Os encontros começaram com cerca de dez pessoas, mas logo cresceram. No decorrer de um ano, o interesse aumentou e as adeptas se multiplicaram. Política tinha virado papo de dona-de-casa. Os votos guiados pelos “chefes da família”, se não acabaram, ao menos diminuíram muito. A troca do poder de escolha por quilos de alimento também. Durante a campanha para as eleições de 82, era fácil reunir em um dia mais de 200 mulheres que já expunham sem medo suas opiniões. E, um ano depois, as ruas estavam cheias delas, todas lutando no movimento pelas diretas – e, claro, pelo fim da ditadura militar no Brasil.
Dona Ruth e o Estado Novo
Passar manteiga no pão era um grande gesto em 1932. Era assim que muitas mulheres contribuíam para a mudança do cenário político da década de 30. Com apenas doze anos, Ruth Guimarães ajudava a preparar o lanche dos soldados paulistas que encabeçavam a Revolução Constitucionalista.
A faca foi substituída pela máquina de escrever e, já no Estado Novo, a moça cursava Letras Clássicas na USP e ajudou a criar uma oficina clandestina de publicações contra o regime. Ruth passou então a receber cartas com trechos rasurados dos colegas de redação e tinha que adivinhar as palavras que a censura havia eliminado de suas correspondências – talvez tenha vindo daí a alcunha de “bruxa” que tanto se orgulha de carregar.
A bruxa, porém, não usou magia para se tornar a primeira escritora negra a se projetar nacionalmente. Arriscando-se a falar de folclore e a valorizar a cultura popular em um país marcado pela exaltação da cultura europeia, conquistou espaço. “De repente descobriram que eu sabia escrever”, contou Ruth. Hoje, ocupa a cadeira 22 da Academia Paulista de Letras.
Aos 92 anos, no entanto, ela não se limita a tomar chá com os acadêmicos: é também secretária de Cultura de sua cidade natal, cumprindo com excelência as obrigações que a função requer. Dona Ruth demonstra até hoje a força e pró-atividade de uma mulher que nunca se conformou em deixar as coisas como estavam. Seu lema? O tempo respeita quem dele sempre fez bom proveito.
Capitu e os olhos de ressaca
Carregar com honra o peso das convicções e proclamá-las sem pudor para os que querem e os que não querem ouvi-las são feitos corajosos. No tempo em que as mulheres eram privadas até mesmo de ter personalidade própria, “ciganas oblíquas e dissimuladas” era o rótulo que recebiam as que ousavam se pronunciar.

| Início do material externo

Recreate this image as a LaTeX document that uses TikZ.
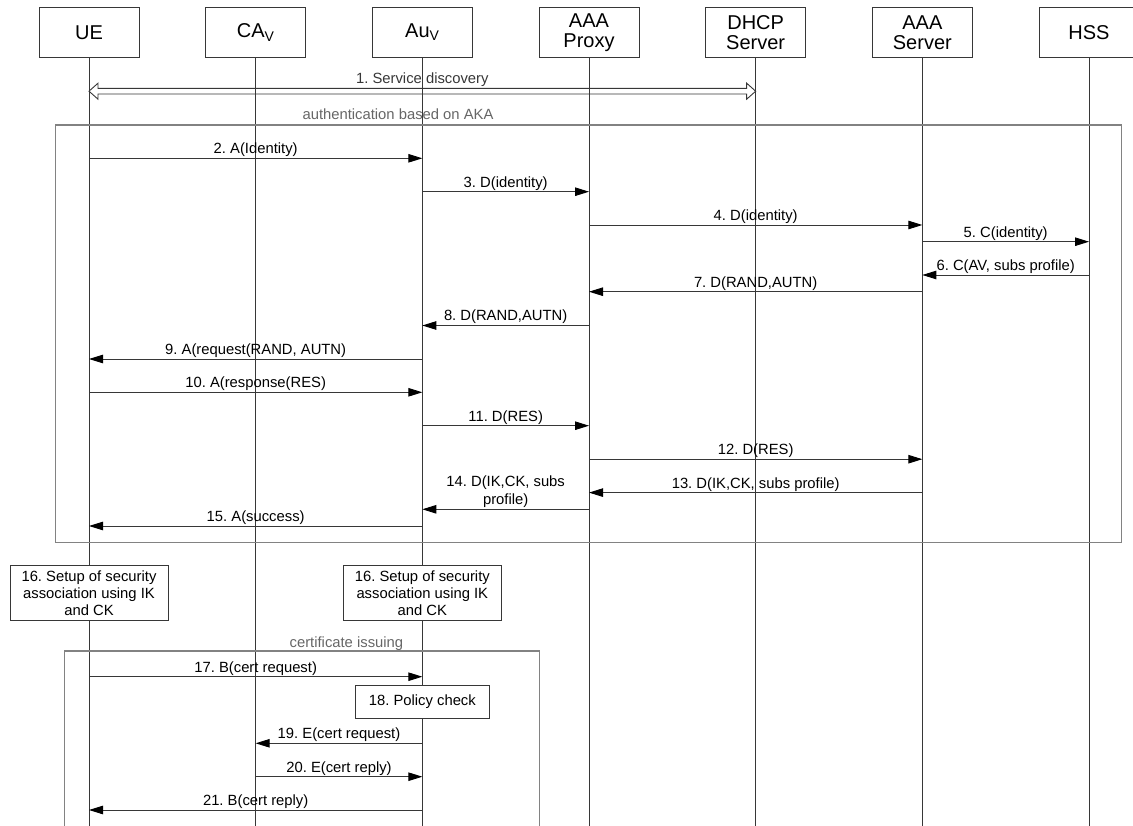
\documentclass[tikz,border=0pt]{standalone}
\usepackage{fontspec}
\setmainfont{Liberation Sans}
\frenchspacing
\definecolor{lineblk}{RGB}{55, 55, 55}
\definecolor{framegray}{RGB}{130, 130, 130}
\usetikzlibrary{arrows.meta, calc}

\begin{document}
\begin{tikzpicture}[x=1pt, y=-1pt,
  every node/.style={font=\fontsize{14.8}{18}\selectfont},
  hdr/.style={draw=lineblk, line width=0.9pt, fill=white, minimum width=100pt, minimum height=50.4pt, inner sep=0pt, align=center, font=\fontsize{20}{20}\selectfont},
  life/.style={draw=lineblk, line width=0.9pt},
  msg/.style={draw=lineblk, line width=0.9pt, -{Triangle[length=14pt, width=8.5pt, color=black]}},
  lbl/.style={above, inner sep=1pt},
  note/.style={draw=lineblk, fill=white, line width=0.9pt, align=center, inner sep=0pt, font=\fontsize{14.8}{17}\selectfont},
  frame/.style={draw=framegray, line width=1.2pt},
  ftitle/.style={text=black!60, anchor=base}]
  \useasboundingbox (0,0) rectangle (1133,826);

  % entities
  \node[hdr] (ue) at (89,32.5) {UE};
  \node[hdr] (cav) at (255.67,32.5) {CA\textsubscript{V}};
  \node[hdr] (auv) at (422.33,32.5) {Au\textsubscript{V}};
  \node[hdr] (proxy) at (589,32.5) {AAA\\Proxy};
  \node[hdr] (dhcp) at (755.67,32.5) {DHCP\\Server};
  \node[hdr] (aaasrv) at (922.33,32.5) {AAA\\Server};
  \node[hdr] (hss) at (1089,32.5) {HSS};

  % lifelines
  \draw[life] (ue.south) -- (ue |- 0,826);
  \draw[life] (cav.south) -- (cav |- 0,826);
  \draw[life] (auv.south) -- (auv |- 0,826);
  \draw[life] (proxy.south) -- (proxy |- 0,826);
  \draw[life] (dhcp.south) -- (dhcp |- 0,826);
  \draw[life] (aaasrv.south) -- (aaasrv |- 0,826);
  \draw[life] (hss.south) -- (hss |- 0,826);

  % 1. service discovery (hollow double arrow)
  \coordinate (sdL) at (ue |- 0,91.2);
  \coordinate (sdR) at (dhcp |- 0,91.2);
  \draw[lineblk, line width=0.9pt] (sdL) -- ++(9,-8) -- ++(0,5.15)
    -- node[lbl]{1. Service discovery} ($(sdR)+(-9,-2.85)$) -- ++(0,-5.15) -- (sdR)
    -- ++(-9,8) -- ++(0,-5.15) -- ($(sdL)+(9,2.85)$) -- ++(0,5.15) -- cycle;

  % authentication based on AKA
  \node[ftitle] (authtitle) at (398,120) {authentication based on AKA};
  \draw[frame] (55.6,125) rectangle (1121.6,542.7);

  \draw[msg] (ue |- 0,158.3) -- node[lbl]{2. A(Identity)} (auv |- 0,158.3);
  \draw[msg] (auv |- 0,191.7) -- node[lbl]{3. D(identity)} (proxy |- 0,191.7);
  \draw[msg] (proxy |- 0,225) -- node[lbl]{4. D(identity)} (aaasrv |- 0,225);
  \draw[msg] (aaasrv |- 0,241.7) -- node[lbl]{5. C(identity)} (hss |- 0,241.7);
  \draw[msg] (hss |- 0,275) -- node[lbl]{6. C(AV, subs profile)} (aaasrv |- 0,275);
  \draw[msg] (aaasrv |- 0,291.7) -- node[lbl]{7. D(RAND,AUTN)} (proxy |- 0,291.7);
  \draw[msg] (proxy |- 0,325.5) -- node[lbl]{8. D(RAND,AUTN)} (auv |- 0,325.5);
  \draw[msg] (auv |- 0,359) -- node[lbl]{9. A(request(RAND, AUTN)} (ue |- 0,359);
  \draw[msg] (ue |- 0,392.3) -- node[lbl]{10. A(response(RES)} (auv |- 0,392.3);
  \draw[msg] (auv |- 0,425.7) -- node[lbl]{11. D(RES)} (proxy |- 0,425.7);
  \draw[msg] (proxy |- 0,459.2) -- node[lbl]{12. D(RES)} (aaasrv |- 0,459.2);
  \draw[msg] (aaasrv |- 0,492.6) -- node[lbl]{13. D(IK,CK, subs profile)} (proxy |- 0,492.6);
  \draw[msg] (proxy |- 0,509.3) -- node[lbl, align=center]{14. D(IK,CK, subs\\profile)} (auv |- 0,509.3);
  \draw[msg] (auv |- 0,526) -- node[lbl]{15. A(success)} (ue |- 0,526);

  % 16. security association
  \node[note, minimum width=158pt, minimum height=54.3pt] (sa1) at (ue |- 0,592.85) {16. Setup of security\\association using IK\\and CK};
  \node[note, minimum width=158pt, minimum height=54.3pt] (sa2) at (auv |- 0,592.85) {16. Setup of security\\association using IK\\and CK};

  % certificate issuing
  \node[ftitle] (certtitle) at (346.4,647) {certificate issuing};
  \draw[frame] (64.7,900) |- (539.3,651) -- (539.3,900);

  \draw[msg] (ue |- 0,676.7) -- node[lbl]{17. B(cert request)} (auv |- 0,676.7);
  \node[note, minimum width=134pt, minimum height=33.3pt] (policy) at (auv |- 0,701.65) {18. Policy check};
  \draw[msg] (auv |- 0,743.3) -- node[lbl]{19. E(cert request)} (cav |- 0,743.3);
  \draw[msg] (cav |- 0,776.7) -- node[lbl]{20. E(cert reply)} (auv |- 0,776.7);
  \draw[msg] (auv |- 0,810) -- node[lbl]{21. B(cert reply)} (ue |- 0,810);
\end{tikzpicture}
\end{document}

Maria Capitolina Pádua era uma dessas ciganas.
O maior erro de Capitu, como é mais conhecida, era ser muito menos tola do que lhe impunham a época e os costumes. A ousadia de mostrar os ombros no teatro e de tratar um homem com ironia era inaceitável em uma moça de seu tempo. Certamente, na opinião dos vizinhos, não fosse o imenso amor de Bentinho, ela jamais teria se casado. Ora, quem além dele gostaria de desposar uma menina tão petulante? Que absurdo imenso uma moça de catorze anos ser esperta daquele jeito. Como os pais não deram um corretivo na pequena? Capitu ficou nos idos tempos do século XIX, entretanto aqueles que lhe apontavam o dedo continuam presentes até hoje.
Tivesse ela frequentado o Rio de Janeiro dos anos 2000, continuaria sendo alvo de críticas. Afinal, o tempo passou, mas a época e os costumes continuam, sutilmente, exigindo a tolice das moças. Encontraria a crítica velada e disfarçada dos que negam o preconceito, mas o exercem de maneira religiosa. Melhor passar por isso no século XIX, tempo em que, ao menos, as mulheres tinham consciência da dificuldade de pertencer ao gênero. São rigorosos os anos do novo milênio: iludem e fantasiam na cabeça da maioria que a igualdade está aí, como se já não fosse mais preciso lutar.